Anders als das Finanzgericht sieht der BFH keinen Erwerb, der der beschränkten Steuerpflicht unterliegt. Laut BFH ist der Begriff des Inlandsvermögens in § 121 BewG abschließend bestimmt. In den dort genannten Fällen weist der Erwerbsvorgang Inlandsbezug z. B. dadurch auf, dass ein Gegenstand im Inland belegen ist. Ausdrücklich genannt ist inländisches Grundvermögen im Sinne des § 121 Nr. 2 BewG. Dabei muss es sich im Rahmen eines Erwerbs jedoch um einen Gegenstand handeln. Ein schuldrechtlicher Anspruch – wie es bei einem Vermächtnis der Fall ist – reicht als Erwerbsgegenstand nicht aus und ist im Katalog des § 121 BewG nicht aufgeführt. Durch das Vermächtnis besaß die Nichte lediglich einen Anspruch auf Übereignung des Grundstücks gegenüber dem Beschwerten, welcher im Falle eines Grundstücks durch Übertragung des Eigentums an dem Grundstück und dessen Eintragung im Grundbuch zu erfüllen ist.

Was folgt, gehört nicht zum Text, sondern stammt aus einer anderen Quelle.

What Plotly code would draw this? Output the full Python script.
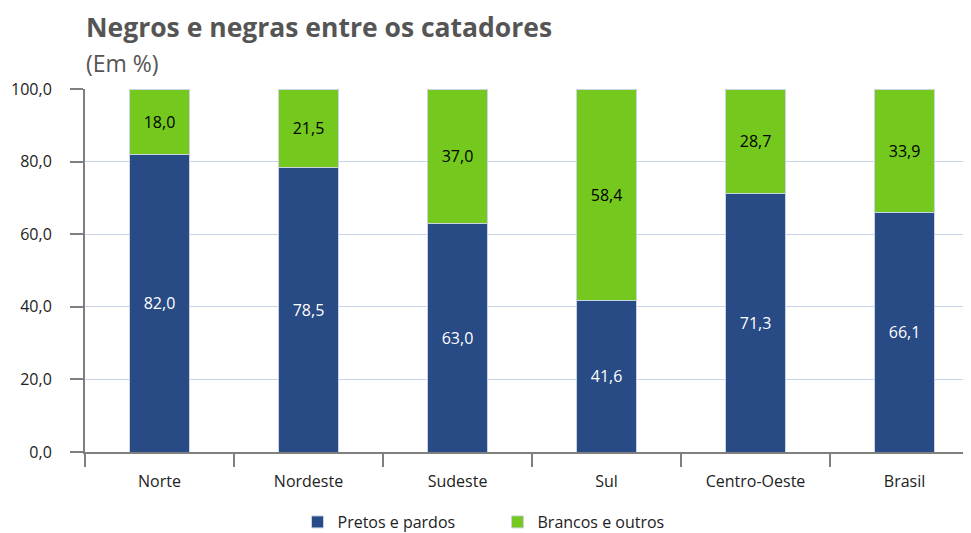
import plotly.graph_objects as go

categories = ["Norte", "Nordeste", "Sudeste", "Sul", "Centro-Oeste", "Brasil"]
pretos_pardos = [82.0, 78.5, 63.0, 41.6, 71.3, 66.1]
brancos_outros = [18.0, 21.5, 37.0, 58.4, 28.7, 33.9]
y_ticks = [0, 20, 40, 60, 80, 100]

xs = list(range(len(categories)))

def fmt(v):
    return f"{v:.1f}".replace(".", ",")

fig = go.Figure()
fig.add_trace(go.Bar(
    x=xs, y=pretos_pardos, name="Pretos e pardos",
    marker=dict(color="#284a85", line=dict(color="#c9d3e3", width=1)),
    width=0.4, text=[fmt(v) for v in pretos_pardos],
    textposition="inside", insidetextanchor="middle",
    textfont=dict(color="white", size=16, family="Open Sans"),
))
fig.add_trace(go.Bar(
    x=xs, y=brancos_outros, name="Brancos e outros",
    marker=dict(color="#74c81e", line=dict(color="#c9d3e3", width=1)),
    width=0.4, text=[fmt(v) for v in brancos_outros],
    textposition="inside", insidetextanchor="middle",
    textfont=dict(color="black", size=16, family="Open Sans"),
))

W, H = 963, 525
fig.update_layout(
    barmode="stack",
    width=W, height=H,
    margin=dict(l=77, r=0, t=81, b=81),
    plot_bgcolor="white", paper_bgcolor="white",
    font=dict(family="Open Sans", size=16, color="#333333"),
    separators=",.",
    showlegend=True,
    legend=dict(orientation="h", xref="container", yref="container",
                x=0.5 + 8 / W, xanchor="center", y=1 - 514 / H, yanchor="middle",
                font=dict(size=16, color="#222222"), traceorder="normal",
                itemwidth=30, entrywidthmode="pixels", entrywidth=155),
    xaxis=dict(
        range=[-0.5, 5.446], tickvals=xs, ticktext=categories,
        ticks="outside", ticklen=14, tickcolor="rgba(0,0,0,0)",
        showgrid=False, zeroline=False, automargin=False,
        showline=True, linecolor="#7f7f7f", linewidth=2,
        tickfont=dict(size=16, color="#222222"),
        minor=dict(tick0=-0.5, dtick=1, ticks="outside", ticklen=13,
                   tickcolor="#7f7f7f", tickwidth=2, showgrid=False),
    ),
    yaxis=dict(
        range=[0, 100], tickvals=y_ticks, tickformat=".1f",
        ticks="outside", ticklen=13, tickcolor="#7f7f7f", tickwidth=2,
        ticklabelstandoff=15,
        showline=True, linecolor="#7f7f7f", linewidth=2, automargin=False,
        showgrid=True, gridcolor="#c8d3e8", gridwidth=1, zeroline=False,
        tickfont=dict(size=16, color="#222222"),
    ),
    annotations=[
        dict(text="<b>Negros e negras entre os catadores</b>", xref="paper", yref="paper",
             x=0, y=1, xshift=-1, yshift=62, xanchor="left", yanchor="middle", showarrow=False,
             font=dict(size=26.5, color="#555555", family="Open Sans")),
        dict(text="(Em %)", xref="paper", yref="paper",
             x=0, y=1, xshift=-1, yshift=26, xanchor="left", yanchor="middle", showarrow=False,
             font=dict(size=23, color="#555555", family="Open Sans")),
    ],
)

fig.write_html("out.html")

Zudem ist laut BFH nicht gesichert, dass der Vermächtnisnehmer das Eigentum jemals erhält. Denkbar wäre nämlich, dass es bei dem Anspruch auf Übertragung des Eigentums verbleibt und der Eigentumsübergang somit niemals vollzogen wird. Eine erweiternde Auslegung des § 121 Nr. 2 BewG kommt laut BFH somit nicht in Betracht. Auch andere im Katalog des § 121 BewG aufgeführte Tatbestände seien auf den Sachverhalt nicht anwendbar.

Im Ergebnis unterliegt das von der Nichte geltend gemachte Vermächtnis an einem im Inland belegenen Grundstück weder der unbeschränkten noch der beschränkten Erbschaftsteuerpflicht.

Hinweise LHP

Eine Reaktion des Gesetzgebers und der Finanzverwaltung auf dieses Urteil bleibt abzuwarten, da auf diese Weise ein Gestaltungsmodell für den steuerfreien Erwerb inländischer Immobilien geschaffen wurde.

Wie das Urteil zeigt, folgt das Erbschafts- und Schenkungsteuerrecht grundsätzlich dem Zivilrecht, also hier konkret dem Erbrecht.  Für nach dem 17.08.2015 eintretende Erbfälle ist die EU-Erbrechtsverordnung (EU Nr. 650/2012) zu beachten. Diese Verordnung legt einheitliche Regeln darüber fest, welches Erbrecht in einem internationalen Erbfall anzuwenden ist. Dem danach anzuwendenden Erbrecht folgt dann im Grundsatz auch das Steuerrecht. Im Allgemeinen wird das Erbrecht des Staates angewendet, in dem der Erblasser seinen letzten gewöhnlichen Aufenthalt hatte, vgl. Art. 21 Abs. 1 EU-ErbVO. Nach der Verordnung sind dinglich wirkende Vermächtnisse in den Erbrechtsordnungen anderer Mitgliedsstaaten auch als solche im Inland anzuerkennen. Beispielsweise im Falle von Polen, würde eine durch ein Vermächtnis begünstige Person direkt das Eigentum an dem inländischen Grundvermögen erben. Somit wäre ein steuerfreier Erwerb einer inländischen Immobilie nicht möglich.